- _PROBLEM TO WORK ON_: Print all of the lines exactly. Any picture among them stays out.

________________

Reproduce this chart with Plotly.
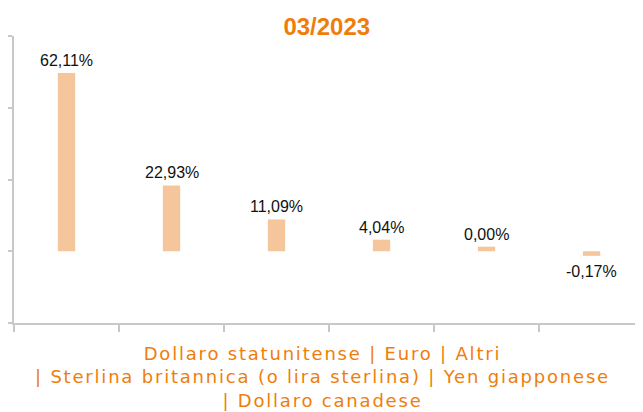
import plotly.graph_objects as go

categories = ["Dollaro statunitense", "Euro", "Altri",
              "Sterlina britannica (o lira sterlina)", "Yen giapponese",
              "Dollaro canadese"]
values = [62.11, 22.93, 11.09, 4.04, 0.00, -0.17]
labels = ["62,11%", "22,93%", "11,09%", "4,04%", "0,00%", "-0,17%"]
title_text = "03/2023"

MIN_VISIBLE = 1.6  # minimum drawn bar length so tiny values stay visible
x_pos = list(range(len(categories)))
drawn = [(v if abs(v) >= MIN_VISIBLE else (MIN_VISIBLE if v >= 0 else -MIN_VISIBLE)) for v in values]

BAR = "#F5C69B"
AXIS = "#C8C8C8"
ORANGE = "#F07D0A"

fig = go.Figure()
fig.add_trace(go.Bar(x=x_pos, y=drawn, width=0.165, marker=dict(color=BAR, line=dict(width=0)),
                     hoverinfo="skip", customdata=categories))

for xi, d, lab in zip(x_pos, drawn, labels):
    fig.add_annotation(x=xi, y=d, text=lab, showarrow=False,
                       yanchor="bottom" if d >= 0 else "top",
                       yshift=2 if d >= 0 else -5,
                       font=dict(family="Liberation Sans, Arial, sans-serif", size=16, color="#111111"))

SP = '<span style="letter-spacing:1.8px">'
legend_lines = [" | ".join(categories[:3]),
                "| " + " | ".join(categories[3:5]),
                "| " + categories[5]]
legend_text = "<br>".join(SP + line + "</span>" for line in legend_lines)
fig.add_annotation(xref="paper", yref="paper", x=0.491, y=-0.066, yanchor="top",
                   text=legend_text, showarrow=False, align="center", borderpad=0,
                   font=dict(family="DejaVu Sans, Verdana, sans-serif", size=18, color=ORANGE))

fig.update_layout(
    width=635, height=404,
    margin=dict(l=6, r=0, t=28, b=89),
    paper_bgcolor="white", plot_bgcolor="white",
    showlegend=False,
    title=dict(text="<b>" + title_text + "</b>", x=0.502, xanchor="center", y=0.955, yanchor="middle",
               font=dict(family="Liberation Sans, Arial, sans-serif", size=24, color=ORANGE)),
    xaxis=dict(range=[-0.5, 5.49], tickmode="array", tickvals=[i - 0.5 for i in range(7)],
               showticklabels=False, ticks="outside", ticklen=7, tickwidth=2, tickcolor=AXIS,
               showline=True, linecolor=AXIS, linewidth=2, showgrid=False, zeroline=False),
    yaxis=dict(range=[-25, 75], tickmode="array", tickvals=[-25, 0, 25, 50, 75],
               showticklabels=False, ticks="outside", ticklen=6, tickwidth=2, tickcolor=AXIS,
               showline=True, linecolor=AXIS, linewidth=2, showgrid=False, zeroline=False),
)

fig.write_html("out.html")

________________

- _OUTPUT OF THE TASK_:
Reproduce this chart with Plotly.
import plotly.graph_objects as go

categories = ["Dollaro statunitense", "Euro", "Altri",
              "Sterlina britannica (o lira sterlina)", "Yen giapponese",
              "Dollaro canadese"]
values = [62.11, 22.93, 11.09, 4.04, 0.00, -0.17]
labels = ["62,11%", "22,93%", "11,09%", "4,04%", "0,00%", "-0,17%"]
title_text = "03/2023"

MIN_VISIBLE = 1.6  # minimum drawn bar length so tiny values stay visible
x_pos = list(range(len(categories)))
drawn = [(v if abs(v) >= MIN_VISIBLE else (MIN_VISIBLE if v >= 0 else -MIN_VISIBLE)) for v in values]

BAR = "#F5C69B"
AXIS = "#C8C8C8"
ORANGE = "#F07D0A"

fig = go.Figure()
fig.add_trace(go.Bar(x=x_pos, y=drawn, width=0.165, marker=dict(color=BAR, line=dict(width=0)),
                     hoverinfo="skip", customdata=categories))

for xi, d, lab in zip(x_pos, drawn, labels):
    fig.add_annotation(x=xi, y=d, text=lab, showarrow=False,
                       yanchor="bottom" if d >= 0 else "top",
                       yshift=2 if d >= 0 else -5,
                       font=dict(family="Liberation Sans, Arial, sans-serif", size=16, color="#111111"))

SP = '<span style="letter-spacing:1.8px">'
legend_lines = [" | ".join(categories[:3]),
                "| " + " | ".join(categories[3:5]),
                "| " + categories[5]]
legend_text = "<br>".join(SP + line + "</span>" for line in legend_lines)
fig.add_annotation(xref="paper", yref="paper", x=0.491, y=-0.066, yanchor="top",
                   text=legend_text, showarrow=False, align="center", borderpad=0,
                   font=dict(family="DejaVu Sans, Verdana, sans-serif", size=18, color=ORANGE))

fig.update_layout(
    width=635, height=404,
    margin=dict(l=6, r=0, t=28, b=89),
    paper_bgcolor="white", plot_bgcolor="white",
    showlegend=False,
    title=dict(text="<b>" + title_text + "</b>", x=0.502, xanchor="center", y=0.955, yanchor="middle",
               font=dict(family="Liberation Sans, Arial, sans-serif", size=24, color=ORANGE)),
    xaxis=dict(range=[-0.5, 5.49], tickmode="array", tickvals=[i - 0.5 for i in range(7)],
               showticklabels=False, ticks="outside", ticklen=7, tickwidth=2, tickcolor=AXIS,
               showline=True, linecolor=AXIS, linewidth=2, showgrid=False, zeroline=False),
    yaxis=dict(range=[-25, 75], tickmode="array", tickvals=[-25, 0, 25, 50, 75],
               showticklabels=False, ticks="outside", ticklen=6, tickwidth=2, tickcolor=AXIS,
               showline=True, linecolor=AXIS, linewidth=2, showgrid=False, zeroline=False),
)

fig.write_html("out.html")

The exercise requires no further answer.